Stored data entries
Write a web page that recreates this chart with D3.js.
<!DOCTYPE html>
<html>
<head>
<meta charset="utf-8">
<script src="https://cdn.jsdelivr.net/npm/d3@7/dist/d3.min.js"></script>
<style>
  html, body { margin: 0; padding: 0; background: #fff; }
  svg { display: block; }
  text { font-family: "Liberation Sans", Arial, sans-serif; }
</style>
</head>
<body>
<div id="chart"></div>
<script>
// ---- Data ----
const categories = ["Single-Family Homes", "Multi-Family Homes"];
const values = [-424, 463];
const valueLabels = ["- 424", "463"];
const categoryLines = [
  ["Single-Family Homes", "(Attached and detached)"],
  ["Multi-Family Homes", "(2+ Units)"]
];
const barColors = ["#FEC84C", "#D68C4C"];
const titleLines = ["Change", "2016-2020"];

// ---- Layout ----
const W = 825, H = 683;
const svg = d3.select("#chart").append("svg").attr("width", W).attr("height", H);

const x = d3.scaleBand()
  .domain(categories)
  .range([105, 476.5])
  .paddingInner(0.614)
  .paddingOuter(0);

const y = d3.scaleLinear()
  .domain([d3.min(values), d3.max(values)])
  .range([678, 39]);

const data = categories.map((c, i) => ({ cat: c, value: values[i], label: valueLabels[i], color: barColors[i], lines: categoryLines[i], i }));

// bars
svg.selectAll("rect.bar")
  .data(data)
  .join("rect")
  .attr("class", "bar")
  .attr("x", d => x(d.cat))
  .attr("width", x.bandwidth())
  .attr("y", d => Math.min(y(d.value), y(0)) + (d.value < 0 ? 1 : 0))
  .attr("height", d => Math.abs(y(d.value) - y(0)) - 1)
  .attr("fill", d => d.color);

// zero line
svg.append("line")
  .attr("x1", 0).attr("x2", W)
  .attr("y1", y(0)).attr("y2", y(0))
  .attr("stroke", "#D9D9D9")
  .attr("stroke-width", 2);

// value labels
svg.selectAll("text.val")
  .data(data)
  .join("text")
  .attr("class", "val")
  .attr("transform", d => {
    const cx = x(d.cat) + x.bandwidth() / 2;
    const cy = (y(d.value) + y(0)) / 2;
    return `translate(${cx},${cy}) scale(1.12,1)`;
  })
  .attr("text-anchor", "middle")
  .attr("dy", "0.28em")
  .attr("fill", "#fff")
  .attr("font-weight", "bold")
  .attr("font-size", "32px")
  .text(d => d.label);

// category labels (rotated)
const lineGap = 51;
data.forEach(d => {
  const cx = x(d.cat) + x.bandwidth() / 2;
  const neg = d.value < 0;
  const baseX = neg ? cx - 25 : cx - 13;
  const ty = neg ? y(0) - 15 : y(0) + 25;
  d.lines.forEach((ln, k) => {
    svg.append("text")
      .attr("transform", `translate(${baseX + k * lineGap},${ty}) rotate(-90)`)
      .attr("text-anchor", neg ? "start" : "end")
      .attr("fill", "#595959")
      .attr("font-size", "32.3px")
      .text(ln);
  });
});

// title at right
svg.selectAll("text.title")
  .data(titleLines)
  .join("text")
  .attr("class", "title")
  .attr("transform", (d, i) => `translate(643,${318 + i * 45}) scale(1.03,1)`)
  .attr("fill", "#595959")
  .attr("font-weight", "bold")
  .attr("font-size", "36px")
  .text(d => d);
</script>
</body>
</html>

==

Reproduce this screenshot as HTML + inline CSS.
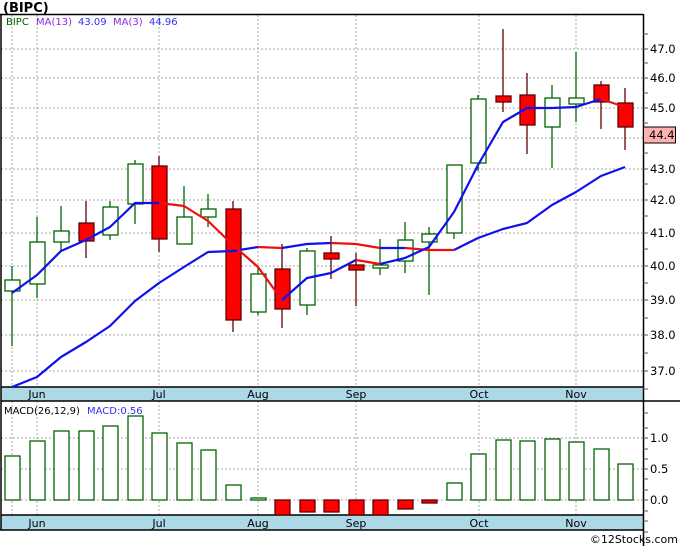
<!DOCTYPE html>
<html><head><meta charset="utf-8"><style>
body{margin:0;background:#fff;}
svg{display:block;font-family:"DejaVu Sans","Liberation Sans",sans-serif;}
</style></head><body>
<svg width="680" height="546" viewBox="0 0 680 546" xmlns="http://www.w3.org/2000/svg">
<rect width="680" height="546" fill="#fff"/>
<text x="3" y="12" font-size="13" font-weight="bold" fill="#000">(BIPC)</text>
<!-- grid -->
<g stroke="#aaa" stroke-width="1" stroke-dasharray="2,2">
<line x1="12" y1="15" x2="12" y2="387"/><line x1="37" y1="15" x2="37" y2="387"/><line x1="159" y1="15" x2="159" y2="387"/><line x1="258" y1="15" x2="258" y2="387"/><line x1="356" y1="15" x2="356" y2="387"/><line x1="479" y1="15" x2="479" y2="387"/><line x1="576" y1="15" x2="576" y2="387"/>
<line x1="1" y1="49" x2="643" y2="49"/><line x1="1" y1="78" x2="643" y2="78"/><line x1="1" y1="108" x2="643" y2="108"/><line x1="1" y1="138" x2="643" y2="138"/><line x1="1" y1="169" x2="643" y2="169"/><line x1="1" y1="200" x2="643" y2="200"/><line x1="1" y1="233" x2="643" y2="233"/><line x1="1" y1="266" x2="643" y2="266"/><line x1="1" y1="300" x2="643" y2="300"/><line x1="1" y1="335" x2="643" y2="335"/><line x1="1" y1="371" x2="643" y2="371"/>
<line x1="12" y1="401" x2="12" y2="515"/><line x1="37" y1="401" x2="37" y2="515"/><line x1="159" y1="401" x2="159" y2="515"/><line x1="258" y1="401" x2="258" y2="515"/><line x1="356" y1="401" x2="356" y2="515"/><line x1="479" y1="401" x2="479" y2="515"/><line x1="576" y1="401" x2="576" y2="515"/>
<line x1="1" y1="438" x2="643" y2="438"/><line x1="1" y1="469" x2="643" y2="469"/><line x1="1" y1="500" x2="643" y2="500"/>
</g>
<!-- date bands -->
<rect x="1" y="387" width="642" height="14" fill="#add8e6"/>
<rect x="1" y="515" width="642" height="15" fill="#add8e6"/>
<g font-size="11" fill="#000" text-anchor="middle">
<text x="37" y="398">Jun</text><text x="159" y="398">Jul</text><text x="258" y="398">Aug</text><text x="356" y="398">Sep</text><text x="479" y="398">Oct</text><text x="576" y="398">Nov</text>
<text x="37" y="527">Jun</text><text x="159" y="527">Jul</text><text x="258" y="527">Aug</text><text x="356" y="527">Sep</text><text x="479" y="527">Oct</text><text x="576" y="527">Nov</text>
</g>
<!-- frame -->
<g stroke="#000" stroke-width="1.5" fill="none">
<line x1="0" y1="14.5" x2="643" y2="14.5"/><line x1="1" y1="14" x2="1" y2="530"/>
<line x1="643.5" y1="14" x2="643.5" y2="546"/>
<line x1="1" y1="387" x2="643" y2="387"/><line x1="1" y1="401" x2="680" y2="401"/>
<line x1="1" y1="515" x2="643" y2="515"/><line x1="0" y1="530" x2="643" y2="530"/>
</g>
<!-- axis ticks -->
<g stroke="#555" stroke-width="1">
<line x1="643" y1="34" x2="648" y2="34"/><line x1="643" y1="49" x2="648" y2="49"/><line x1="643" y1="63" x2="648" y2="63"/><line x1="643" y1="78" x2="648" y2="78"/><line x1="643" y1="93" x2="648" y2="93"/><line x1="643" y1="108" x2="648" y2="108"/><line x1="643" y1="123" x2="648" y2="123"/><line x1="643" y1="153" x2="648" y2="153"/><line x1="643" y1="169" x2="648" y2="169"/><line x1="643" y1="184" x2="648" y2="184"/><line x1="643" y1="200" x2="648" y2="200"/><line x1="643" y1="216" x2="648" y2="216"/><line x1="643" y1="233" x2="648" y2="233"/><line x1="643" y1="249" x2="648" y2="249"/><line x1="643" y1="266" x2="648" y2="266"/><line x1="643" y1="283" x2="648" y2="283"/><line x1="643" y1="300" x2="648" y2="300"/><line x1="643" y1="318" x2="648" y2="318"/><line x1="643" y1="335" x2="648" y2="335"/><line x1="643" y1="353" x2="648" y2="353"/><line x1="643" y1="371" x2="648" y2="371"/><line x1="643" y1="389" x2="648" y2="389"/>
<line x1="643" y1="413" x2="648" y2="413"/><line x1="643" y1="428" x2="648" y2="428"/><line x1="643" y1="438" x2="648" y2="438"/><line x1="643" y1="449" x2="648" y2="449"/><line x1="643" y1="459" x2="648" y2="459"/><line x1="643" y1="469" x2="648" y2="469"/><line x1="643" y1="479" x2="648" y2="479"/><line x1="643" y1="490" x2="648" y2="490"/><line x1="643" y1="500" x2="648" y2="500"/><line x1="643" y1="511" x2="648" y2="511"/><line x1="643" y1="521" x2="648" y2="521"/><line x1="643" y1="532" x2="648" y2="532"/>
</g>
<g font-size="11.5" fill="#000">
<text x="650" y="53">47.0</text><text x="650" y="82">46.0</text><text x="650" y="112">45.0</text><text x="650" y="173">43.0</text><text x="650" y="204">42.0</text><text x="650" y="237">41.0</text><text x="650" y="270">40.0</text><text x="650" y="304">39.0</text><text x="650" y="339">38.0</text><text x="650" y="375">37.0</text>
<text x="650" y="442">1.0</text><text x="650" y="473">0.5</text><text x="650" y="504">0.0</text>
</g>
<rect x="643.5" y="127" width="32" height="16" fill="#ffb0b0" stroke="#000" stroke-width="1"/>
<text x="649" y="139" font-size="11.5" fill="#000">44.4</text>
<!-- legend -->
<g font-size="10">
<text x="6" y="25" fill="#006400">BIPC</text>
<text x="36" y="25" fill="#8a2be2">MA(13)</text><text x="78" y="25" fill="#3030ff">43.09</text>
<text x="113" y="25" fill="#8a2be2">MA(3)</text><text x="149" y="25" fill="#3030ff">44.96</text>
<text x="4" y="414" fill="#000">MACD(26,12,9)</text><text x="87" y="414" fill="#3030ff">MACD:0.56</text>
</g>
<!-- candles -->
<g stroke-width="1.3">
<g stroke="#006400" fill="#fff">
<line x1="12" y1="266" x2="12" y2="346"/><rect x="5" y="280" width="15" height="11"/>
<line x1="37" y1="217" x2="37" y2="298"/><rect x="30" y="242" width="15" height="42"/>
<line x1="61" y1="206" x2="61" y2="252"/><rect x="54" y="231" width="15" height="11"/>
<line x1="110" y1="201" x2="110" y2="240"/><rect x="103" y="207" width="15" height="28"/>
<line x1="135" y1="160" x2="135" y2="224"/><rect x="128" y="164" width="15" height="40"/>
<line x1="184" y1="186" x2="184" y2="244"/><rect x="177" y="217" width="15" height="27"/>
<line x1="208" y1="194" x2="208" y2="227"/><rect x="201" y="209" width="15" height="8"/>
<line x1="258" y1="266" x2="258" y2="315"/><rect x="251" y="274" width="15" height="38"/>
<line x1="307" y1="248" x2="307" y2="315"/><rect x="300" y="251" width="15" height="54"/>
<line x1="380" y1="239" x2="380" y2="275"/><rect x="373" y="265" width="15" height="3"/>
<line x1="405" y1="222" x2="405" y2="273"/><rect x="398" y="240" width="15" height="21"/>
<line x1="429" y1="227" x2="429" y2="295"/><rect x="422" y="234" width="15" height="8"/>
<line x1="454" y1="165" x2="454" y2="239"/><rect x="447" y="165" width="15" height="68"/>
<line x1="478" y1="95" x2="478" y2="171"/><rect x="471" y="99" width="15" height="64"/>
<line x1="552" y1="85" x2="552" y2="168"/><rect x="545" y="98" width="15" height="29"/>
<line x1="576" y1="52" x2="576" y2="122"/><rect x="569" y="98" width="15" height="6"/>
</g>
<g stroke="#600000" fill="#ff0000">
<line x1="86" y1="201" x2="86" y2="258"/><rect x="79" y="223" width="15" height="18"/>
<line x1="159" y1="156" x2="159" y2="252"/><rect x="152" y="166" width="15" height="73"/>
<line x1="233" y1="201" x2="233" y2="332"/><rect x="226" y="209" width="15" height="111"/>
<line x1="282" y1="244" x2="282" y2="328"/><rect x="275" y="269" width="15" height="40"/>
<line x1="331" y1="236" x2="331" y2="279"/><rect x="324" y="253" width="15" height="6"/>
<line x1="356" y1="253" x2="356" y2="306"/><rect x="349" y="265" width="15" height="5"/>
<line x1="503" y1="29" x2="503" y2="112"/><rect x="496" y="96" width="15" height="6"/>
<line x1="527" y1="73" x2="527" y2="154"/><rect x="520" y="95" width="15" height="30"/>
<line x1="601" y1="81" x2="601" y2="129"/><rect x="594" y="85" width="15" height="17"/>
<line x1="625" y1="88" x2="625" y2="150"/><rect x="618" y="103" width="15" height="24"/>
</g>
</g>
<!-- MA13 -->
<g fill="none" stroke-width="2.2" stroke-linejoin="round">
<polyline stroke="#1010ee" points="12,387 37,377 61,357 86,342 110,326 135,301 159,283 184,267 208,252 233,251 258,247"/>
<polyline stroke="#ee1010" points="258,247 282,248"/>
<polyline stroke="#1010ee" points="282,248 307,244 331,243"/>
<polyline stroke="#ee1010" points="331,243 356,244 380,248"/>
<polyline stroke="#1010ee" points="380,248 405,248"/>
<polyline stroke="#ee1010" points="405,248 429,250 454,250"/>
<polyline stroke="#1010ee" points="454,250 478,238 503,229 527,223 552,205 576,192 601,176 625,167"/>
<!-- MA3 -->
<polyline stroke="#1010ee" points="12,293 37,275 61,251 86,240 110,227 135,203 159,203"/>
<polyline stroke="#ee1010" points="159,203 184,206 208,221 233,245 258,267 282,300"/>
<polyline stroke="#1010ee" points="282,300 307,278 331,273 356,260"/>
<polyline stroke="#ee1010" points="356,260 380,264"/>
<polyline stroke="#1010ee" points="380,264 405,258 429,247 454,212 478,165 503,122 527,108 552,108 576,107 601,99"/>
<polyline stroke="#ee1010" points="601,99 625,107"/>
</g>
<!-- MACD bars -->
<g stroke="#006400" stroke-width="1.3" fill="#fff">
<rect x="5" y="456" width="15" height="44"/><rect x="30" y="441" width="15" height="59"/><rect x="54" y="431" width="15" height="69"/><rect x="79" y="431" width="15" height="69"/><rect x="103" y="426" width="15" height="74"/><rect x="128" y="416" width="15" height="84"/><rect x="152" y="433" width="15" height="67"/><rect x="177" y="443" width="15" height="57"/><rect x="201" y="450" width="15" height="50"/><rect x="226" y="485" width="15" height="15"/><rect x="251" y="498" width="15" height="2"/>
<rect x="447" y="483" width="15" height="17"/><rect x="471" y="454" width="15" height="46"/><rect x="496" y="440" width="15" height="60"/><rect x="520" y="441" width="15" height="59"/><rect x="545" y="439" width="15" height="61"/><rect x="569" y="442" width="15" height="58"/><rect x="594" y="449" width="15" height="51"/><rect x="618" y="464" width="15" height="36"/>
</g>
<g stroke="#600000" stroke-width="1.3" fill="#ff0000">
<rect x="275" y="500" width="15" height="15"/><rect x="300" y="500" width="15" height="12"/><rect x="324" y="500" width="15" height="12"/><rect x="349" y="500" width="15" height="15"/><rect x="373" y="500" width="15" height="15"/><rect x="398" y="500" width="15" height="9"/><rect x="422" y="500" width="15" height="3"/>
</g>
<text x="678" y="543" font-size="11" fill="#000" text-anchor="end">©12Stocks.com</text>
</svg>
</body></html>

--

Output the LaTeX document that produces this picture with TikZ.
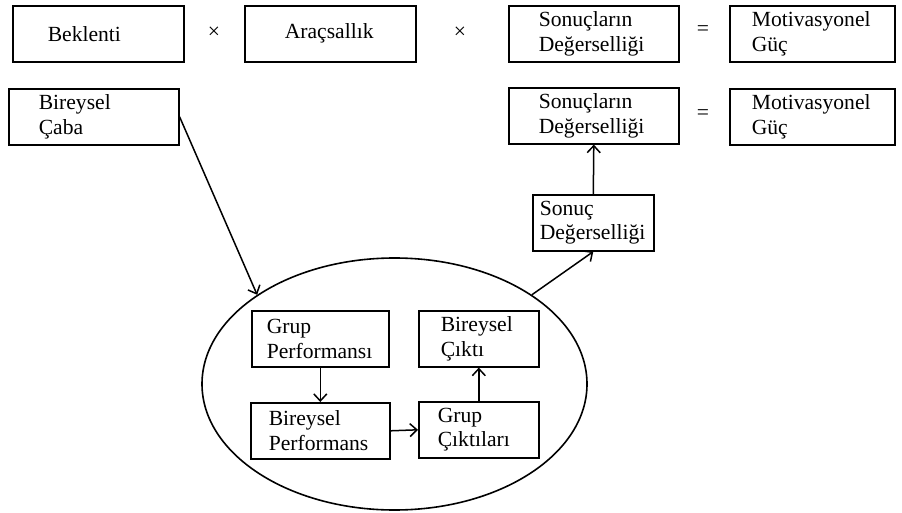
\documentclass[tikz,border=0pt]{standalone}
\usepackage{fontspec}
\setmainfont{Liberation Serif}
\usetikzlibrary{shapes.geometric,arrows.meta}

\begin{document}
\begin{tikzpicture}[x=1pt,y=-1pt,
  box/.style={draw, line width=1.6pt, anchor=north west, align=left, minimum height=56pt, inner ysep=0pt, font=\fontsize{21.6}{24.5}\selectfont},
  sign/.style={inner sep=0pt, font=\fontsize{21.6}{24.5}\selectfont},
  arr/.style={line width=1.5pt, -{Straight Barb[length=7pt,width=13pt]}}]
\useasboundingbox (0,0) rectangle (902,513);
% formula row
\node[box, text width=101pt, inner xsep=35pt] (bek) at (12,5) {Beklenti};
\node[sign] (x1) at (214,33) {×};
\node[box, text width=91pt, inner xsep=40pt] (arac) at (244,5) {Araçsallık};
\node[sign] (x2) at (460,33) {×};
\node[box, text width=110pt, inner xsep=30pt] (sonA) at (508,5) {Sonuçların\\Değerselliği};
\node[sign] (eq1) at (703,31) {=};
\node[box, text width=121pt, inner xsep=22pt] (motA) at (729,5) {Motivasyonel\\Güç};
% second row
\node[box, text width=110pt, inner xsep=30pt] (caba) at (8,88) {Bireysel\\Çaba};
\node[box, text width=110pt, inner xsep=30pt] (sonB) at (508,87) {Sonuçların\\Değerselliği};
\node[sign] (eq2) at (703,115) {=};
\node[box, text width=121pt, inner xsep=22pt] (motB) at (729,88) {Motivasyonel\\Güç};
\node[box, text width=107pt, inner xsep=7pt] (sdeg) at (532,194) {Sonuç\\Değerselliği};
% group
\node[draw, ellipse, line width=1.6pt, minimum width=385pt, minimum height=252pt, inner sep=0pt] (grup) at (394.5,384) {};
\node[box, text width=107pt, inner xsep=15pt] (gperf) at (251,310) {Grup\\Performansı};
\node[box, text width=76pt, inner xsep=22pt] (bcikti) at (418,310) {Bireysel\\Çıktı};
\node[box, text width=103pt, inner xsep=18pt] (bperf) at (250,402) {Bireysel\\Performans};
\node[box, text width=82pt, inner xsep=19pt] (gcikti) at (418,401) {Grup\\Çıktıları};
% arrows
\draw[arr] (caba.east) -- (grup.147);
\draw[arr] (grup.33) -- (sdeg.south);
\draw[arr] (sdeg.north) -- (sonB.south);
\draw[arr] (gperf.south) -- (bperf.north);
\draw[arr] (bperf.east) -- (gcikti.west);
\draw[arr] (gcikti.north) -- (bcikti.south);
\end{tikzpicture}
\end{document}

- **AIM OF THE TASK**: Extract every line of the records above that contains the word "with".

- **FINAL RESULT**:
Write a web page that recreates this chart with D3.js.
Output the LaTeX document that produces this picture with TikZ.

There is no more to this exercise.